Yaşlı bir kadınım artık. Yaşlı, güçsüz ve yalnız. Bir huzurevine yerleşecek kadar param olduğu için şanslıyım. Gençliğimde bunu asla gerçekleştiremeyeceğimi ve sokaklarda öleceğimi düşünür, ne yalan söyleyeyim gizli gizli korkardım bu gelecekten. Dile getirilmeyen ve dile gelmedikçe içimde büyüyen bir sürü dehşetli korkumdan biriydi bu da. O zamanlar yaşlılığı hayal etmek bile ölüm isteği uyandırırdı tüm hücrelerimde. İnsan yaşlanmadan ölmeli diye geçirirdim sık sık içimden. Bazılarının kolaylıkla kabullendiği o yolculuk fikri bende sadece titremeye neden oluyordu.

En iyi ölüm bir kaza kurşununa denk gelmekti, şansım yaver gitmedi ve işte şimdi bu pencerenin önünde oturmuş hiçbir anlamı olmayan bir hayatın son gününü bekliyorum. Ölmek için, delirmek için, yitip gitmek için her şeyi yapmıştım ve gücünü bu pervasızlıktan alan vahşi bir yaşama dürtüsüyle de çok şey denemiştim. Huzur, düzen, ahenk olmadı hiçbir zaman aradığım. Bunlara çok ihtiyaç duyduğum zamanlarda, tek erişebildiğim can sıkıntısıydı ve bir süre sonra bu kelimeleri zihnimden silmiştim.

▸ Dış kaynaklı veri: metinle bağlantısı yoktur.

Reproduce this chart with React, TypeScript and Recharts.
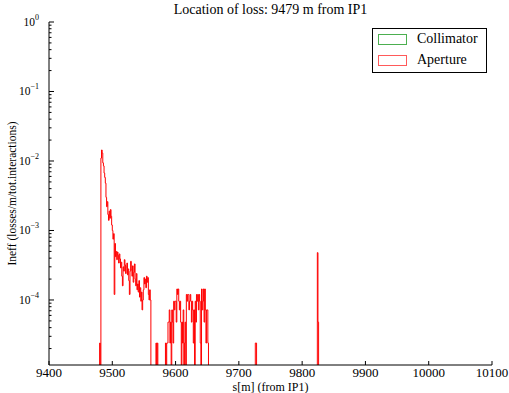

Kaçmak bir alışkanlık haline gelmişti. Hiçbir kaçışıma 'gitmek' adını verecek kadar ikiyüzlü olmadım. Düzene tahammülsüzdüm ve hiçbir kurgunun uzun süre parçası olamıyordum. Birbirinden hiçbir farkı olmayan, adeta anlamını birbirini taklit etmekte bulan, neredeyse sonsuza kadar sürecek şekilde planlanmış bütün o günler, ölüm korkumu tetikliyordu. Durmak ölmek demekti. Kaçmanın vakti geldiğinde kimseye hoşça kal demeden tüyerdim, ardımda tek bir iz bırakmadan.

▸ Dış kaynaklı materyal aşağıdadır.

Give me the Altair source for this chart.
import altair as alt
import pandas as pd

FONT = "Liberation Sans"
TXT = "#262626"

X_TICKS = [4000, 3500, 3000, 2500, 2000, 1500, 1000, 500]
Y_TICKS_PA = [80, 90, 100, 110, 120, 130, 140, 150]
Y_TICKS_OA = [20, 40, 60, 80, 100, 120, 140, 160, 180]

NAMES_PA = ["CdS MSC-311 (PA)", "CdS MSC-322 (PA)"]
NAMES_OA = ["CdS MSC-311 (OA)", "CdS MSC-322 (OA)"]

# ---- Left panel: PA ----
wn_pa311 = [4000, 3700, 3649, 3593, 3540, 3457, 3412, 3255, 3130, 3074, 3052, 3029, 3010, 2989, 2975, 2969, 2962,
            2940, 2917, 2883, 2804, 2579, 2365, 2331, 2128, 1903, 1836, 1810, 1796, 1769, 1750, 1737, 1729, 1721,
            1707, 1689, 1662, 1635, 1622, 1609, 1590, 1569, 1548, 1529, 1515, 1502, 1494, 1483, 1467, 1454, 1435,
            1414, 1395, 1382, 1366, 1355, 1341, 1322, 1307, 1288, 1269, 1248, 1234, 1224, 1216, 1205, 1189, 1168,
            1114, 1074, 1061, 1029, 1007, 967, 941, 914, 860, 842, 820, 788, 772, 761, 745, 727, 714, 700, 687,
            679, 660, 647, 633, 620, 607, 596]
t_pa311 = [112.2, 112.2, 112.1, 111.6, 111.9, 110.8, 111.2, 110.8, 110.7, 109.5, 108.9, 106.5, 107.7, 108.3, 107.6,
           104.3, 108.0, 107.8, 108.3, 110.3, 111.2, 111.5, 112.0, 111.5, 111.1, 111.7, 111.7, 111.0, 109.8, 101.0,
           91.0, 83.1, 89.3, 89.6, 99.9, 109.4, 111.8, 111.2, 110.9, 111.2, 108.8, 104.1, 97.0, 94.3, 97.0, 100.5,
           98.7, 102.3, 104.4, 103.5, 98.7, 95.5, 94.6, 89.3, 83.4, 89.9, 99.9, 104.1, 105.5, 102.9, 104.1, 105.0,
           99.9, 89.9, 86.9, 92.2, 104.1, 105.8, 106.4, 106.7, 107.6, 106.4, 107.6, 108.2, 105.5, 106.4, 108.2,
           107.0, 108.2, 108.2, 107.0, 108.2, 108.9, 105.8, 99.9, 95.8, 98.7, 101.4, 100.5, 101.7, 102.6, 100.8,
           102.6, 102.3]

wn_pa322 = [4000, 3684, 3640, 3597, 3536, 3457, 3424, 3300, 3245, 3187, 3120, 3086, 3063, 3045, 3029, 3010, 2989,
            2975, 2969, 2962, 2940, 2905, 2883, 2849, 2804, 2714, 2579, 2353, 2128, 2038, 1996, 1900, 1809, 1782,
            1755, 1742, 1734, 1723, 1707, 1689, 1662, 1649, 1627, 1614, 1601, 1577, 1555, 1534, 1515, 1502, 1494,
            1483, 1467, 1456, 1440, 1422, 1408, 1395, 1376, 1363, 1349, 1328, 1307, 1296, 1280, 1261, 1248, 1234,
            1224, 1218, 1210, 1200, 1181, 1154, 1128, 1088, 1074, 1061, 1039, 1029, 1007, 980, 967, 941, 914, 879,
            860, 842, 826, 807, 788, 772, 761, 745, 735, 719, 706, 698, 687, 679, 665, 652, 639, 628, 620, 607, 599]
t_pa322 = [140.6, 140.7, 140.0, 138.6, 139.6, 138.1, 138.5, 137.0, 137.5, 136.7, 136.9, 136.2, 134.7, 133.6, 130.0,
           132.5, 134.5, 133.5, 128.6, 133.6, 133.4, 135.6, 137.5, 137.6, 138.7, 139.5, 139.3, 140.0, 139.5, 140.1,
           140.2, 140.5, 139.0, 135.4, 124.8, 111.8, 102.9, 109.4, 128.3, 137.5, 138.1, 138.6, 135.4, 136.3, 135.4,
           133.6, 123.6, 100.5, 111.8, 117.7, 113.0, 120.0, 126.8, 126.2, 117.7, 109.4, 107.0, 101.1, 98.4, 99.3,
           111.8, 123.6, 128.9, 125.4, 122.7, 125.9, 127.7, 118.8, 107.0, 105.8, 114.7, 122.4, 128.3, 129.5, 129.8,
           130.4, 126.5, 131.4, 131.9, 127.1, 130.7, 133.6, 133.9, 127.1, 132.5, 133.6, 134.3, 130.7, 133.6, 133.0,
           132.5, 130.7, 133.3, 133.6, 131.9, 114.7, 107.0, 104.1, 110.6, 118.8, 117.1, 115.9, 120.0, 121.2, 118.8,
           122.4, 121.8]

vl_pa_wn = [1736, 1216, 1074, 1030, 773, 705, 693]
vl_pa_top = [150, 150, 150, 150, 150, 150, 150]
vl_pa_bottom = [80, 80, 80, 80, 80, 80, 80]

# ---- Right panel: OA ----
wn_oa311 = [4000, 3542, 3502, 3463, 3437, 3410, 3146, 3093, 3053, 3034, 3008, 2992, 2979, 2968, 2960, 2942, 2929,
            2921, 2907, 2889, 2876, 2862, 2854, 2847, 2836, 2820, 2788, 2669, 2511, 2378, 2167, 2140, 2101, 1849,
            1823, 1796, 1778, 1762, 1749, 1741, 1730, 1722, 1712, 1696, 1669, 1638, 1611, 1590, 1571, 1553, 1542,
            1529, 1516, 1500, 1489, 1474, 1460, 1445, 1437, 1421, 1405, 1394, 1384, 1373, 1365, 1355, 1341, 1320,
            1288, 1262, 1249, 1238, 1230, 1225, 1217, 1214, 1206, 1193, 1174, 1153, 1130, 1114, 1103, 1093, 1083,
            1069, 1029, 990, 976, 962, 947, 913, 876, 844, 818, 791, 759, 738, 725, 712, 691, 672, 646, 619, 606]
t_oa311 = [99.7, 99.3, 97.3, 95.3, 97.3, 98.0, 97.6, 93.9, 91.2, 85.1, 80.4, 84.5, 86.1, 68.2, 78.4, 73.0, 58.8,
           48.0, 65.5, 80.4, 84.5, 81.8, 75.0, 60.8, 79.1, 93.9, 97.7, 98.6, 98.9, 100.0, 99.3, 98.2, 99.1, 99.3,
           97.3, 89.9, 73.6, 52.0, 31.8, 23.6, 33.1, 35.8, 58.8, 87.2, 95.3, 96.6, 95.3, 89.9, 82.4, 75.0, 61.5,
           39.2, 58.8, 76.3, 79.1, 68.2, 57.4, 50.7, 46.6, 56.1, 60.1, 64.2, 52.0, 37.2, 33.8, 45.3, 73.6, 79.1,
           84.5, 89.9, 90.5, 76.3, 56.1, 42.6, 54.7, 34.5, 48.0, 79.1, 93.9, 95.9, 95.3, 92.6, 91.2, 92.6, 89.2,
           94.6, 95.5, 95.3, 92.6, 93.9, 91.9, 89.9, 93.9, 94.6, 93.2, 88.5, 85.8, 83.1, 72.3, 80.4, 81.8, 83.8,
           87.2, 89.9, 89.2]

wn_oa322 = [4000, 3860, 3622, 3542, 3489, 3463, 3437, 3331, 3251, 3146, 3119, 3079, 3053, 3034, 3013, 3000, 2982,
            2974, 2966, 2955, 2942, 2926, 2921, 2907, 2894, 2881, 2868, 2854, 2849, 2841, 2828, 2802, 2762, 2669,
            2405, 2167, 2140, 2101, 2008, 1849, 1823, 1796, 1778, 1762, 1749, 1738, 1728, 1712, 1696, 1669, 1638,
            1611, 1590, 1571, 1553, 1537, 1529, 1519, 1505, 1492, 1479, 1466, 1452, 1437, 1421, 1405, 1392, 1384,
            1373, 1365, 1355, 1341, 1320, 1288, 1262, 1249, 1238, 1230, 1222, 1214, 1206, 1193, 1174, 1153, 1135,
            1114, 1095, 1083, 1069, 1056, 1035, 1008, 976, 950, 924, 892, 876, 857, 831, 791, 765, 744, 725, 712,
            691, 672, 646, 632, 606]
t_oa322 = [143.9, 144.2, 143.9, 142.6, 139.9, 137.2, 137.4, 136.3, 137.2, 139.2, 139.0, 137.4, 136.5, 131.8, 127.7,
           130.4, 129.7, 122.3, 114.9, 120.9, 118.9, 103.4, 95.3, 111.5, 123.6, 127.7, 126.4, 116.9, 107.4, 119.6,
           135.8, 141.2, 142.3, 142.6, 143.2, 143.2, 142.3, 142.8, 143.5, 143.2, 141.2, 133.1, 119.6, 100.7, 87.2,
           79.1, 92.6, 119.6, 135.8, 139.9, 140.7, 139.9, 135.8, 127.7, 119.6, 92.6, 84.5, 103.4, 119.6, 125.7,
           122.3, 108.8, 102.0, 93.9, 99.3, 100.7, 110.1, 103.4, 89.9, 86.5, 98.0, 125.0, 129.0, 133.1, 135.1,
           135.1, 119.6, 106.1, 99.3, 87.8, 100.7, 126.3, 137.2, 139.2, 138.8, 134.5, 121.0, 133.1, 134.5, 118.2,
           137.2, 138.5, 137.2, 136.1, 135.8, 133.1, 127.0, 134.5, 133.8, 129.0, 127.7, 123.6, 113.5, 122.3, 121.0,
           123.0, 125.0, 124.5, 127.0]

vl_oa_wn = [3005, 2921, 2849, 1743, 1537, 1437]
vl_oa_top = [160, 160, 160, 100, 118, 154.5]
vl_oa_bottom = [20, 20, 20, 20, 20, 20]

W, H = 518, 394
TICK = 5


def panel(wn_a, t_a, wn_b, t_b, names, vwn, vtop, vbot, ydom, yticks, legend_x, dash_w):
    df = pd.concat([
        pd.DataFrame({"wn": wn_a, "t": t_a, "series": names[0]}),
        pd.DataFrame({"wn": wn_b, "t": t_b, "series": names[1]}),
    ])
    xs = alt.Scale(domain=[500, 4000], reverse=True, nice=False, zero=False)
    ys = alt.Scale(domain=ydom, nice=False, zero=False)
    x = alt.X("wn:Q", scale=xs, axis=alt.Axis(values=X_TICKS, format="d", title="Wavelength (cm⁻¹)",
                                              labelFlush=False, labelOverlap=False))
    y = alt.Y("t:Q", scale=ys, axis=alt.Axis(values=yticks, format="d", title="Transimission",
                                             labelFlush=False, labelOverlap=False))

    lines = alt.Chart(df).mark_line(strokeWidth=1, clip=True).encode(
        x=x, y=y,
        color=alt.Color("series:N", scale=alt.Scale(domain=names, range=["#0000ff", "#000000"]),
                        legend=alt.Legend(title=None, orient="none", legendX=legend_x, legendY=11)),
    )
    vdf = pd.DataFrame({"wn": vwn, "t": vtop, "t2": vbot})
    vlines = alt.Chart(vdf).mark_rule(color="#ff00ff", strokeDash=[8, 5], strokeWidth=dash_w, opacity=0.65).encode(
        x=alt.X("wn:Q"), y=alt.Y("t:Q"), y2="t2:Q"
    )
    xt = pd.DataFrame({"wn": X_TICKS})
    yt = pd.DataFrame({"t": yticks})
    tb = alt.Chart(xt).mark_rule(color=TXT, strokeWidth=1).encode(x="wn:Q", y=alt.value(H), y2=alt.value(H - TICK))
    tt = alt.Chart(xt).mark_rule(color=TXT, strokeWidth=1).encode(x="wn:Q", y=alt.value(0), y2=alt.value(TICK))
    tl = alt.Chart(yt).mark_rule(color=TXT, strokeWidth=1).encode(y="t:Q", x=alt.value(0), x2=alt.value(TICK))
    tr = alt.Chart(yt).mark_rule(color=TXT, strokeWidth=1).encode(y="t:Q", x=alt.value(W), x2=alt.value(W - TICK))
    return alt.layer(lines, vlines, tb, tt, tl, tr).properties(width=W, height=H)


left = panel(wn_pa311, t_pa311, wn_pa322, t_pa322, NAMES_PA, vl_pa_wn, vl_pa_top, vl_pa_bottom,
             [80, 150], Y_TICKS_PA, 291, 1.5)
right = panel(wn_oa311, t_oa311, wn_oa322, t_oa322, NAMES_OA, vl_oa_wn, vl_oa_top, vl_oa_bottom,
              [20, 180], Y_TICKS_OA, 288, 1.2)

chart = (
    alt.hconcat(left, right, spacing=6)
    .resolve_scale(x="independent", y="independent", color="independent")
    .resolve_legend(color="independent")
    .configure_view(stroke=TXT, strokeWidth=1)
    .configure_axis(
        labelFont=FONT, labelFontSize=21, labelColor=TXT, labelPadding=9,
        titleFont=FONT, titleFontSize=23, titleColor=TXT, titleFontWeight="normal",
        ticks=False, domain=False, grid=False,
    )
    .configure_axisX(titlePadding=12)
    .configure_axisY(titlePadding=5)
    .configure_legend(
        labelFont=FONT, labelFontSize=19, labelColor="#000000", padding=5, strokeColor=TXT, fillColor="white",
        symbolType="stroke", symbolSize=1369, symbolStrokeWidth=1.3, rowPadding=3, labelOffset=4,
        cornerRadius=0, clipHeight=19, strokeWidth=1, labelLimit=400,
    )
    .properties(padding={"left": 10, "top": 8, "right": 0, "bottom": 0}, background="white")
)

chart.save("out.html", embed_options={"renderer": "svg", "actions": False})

Zor bir yaşamdı benimki. Bir sürü yeni insan, bir sürü yeni mekan, bir sürü yeni alışkanlık, yeni korkular, yeni acılar ve taze sevinçler ile yürüdüm yolumu. Gücü de güçsüzlüğü de tattım. Güç karşısında başdönmeleri yaşadım, gücümü kötüye de kullandım ama güçsüz kaldığımda onların beni yere sermesine içerledim yine de, itilip kakıldığımda ağladım çoğu kere.
İnsan kendini evrenin merkezi sanıyordu ve işin kötüsü bunun aksini ispat edecek hiçbir sağlam fikir oluşturulamamıştı.

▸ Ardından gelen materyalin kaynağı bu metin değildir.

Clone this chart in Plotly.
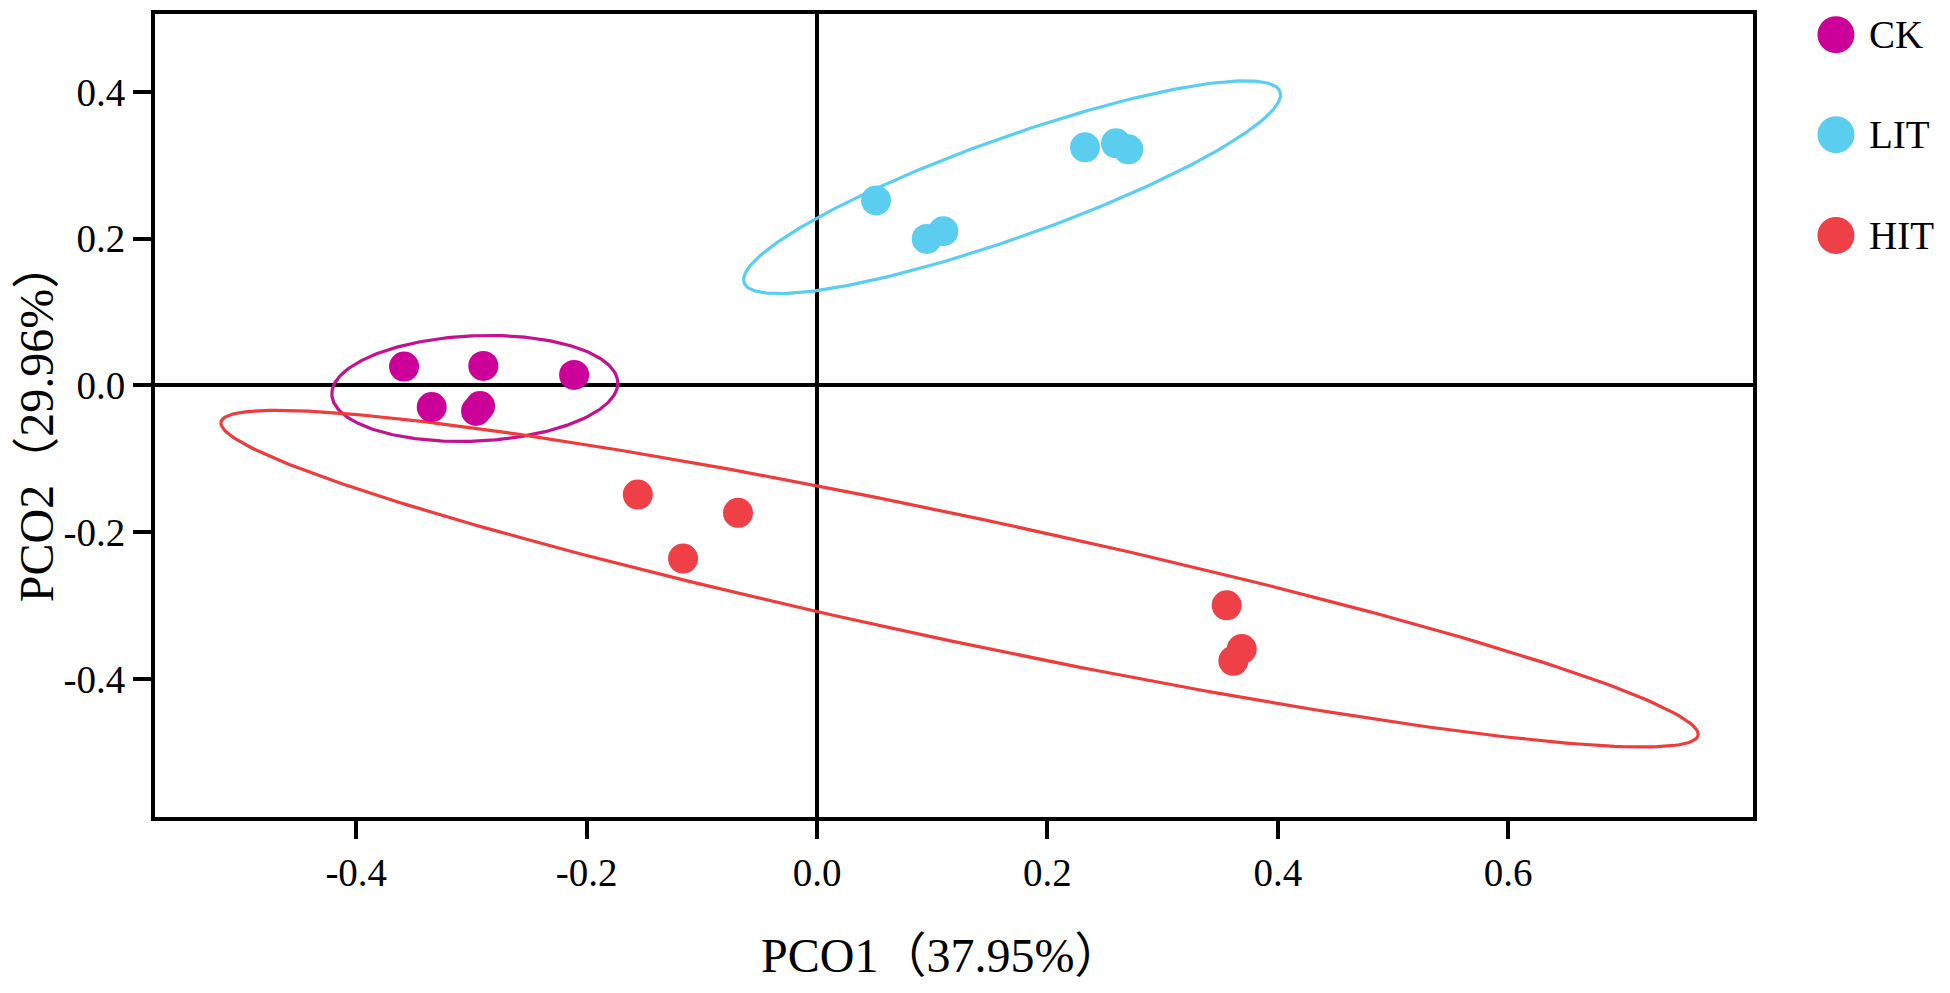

Bir kız çocuğu doğurmayı düşündüm ve bunun ardında ilerleme fikrini görüp vazgeçtim. Modern insan doğası gereği üremiyordu, kendi yarım kalmışlığını tamamlaması için klonluyordu kendini sadece. Bense biliyordum insanın yarım bir varlık olduğunu, bunun insanın kaderi olduğunu. Kızıma ne sorabilirdim ki hayatla ilgili, o bana bunun yanıtını verebilsin. Bir başka insanın acısının sebebi olmaktan başka ne işe yarardı ona can vermek. Tanrıcılık oynamaktı bu ve sadece aptallar buna kalkışırdı.
Kendimle ilgili barışık olduğum tek şey yalnızlığımdır herhalde. Şu pencerenin önünde oturup rüzgarın salladığı ağaçları izlerken, karşımda benim kadar yorgun, benim gibi acıyla ölümü bekleyen, benim gibi çaresiz bir adam oturmadığı için, dışarıda hayatın ezici ağırlığı altında debelenen bir kadın bırakmadığım için mutluyum. Pişman olduğum tek şeyse yaşamanın hakkını verememiş olmamdır. Denedim, denedim, denedim ama başaramadım. Tıpkı hiçbirinizin başaramadığı ve başaramayacağı gibi. Daha anlamlı ya da anlamsız olamaz ki, bir eskiz bu sadece.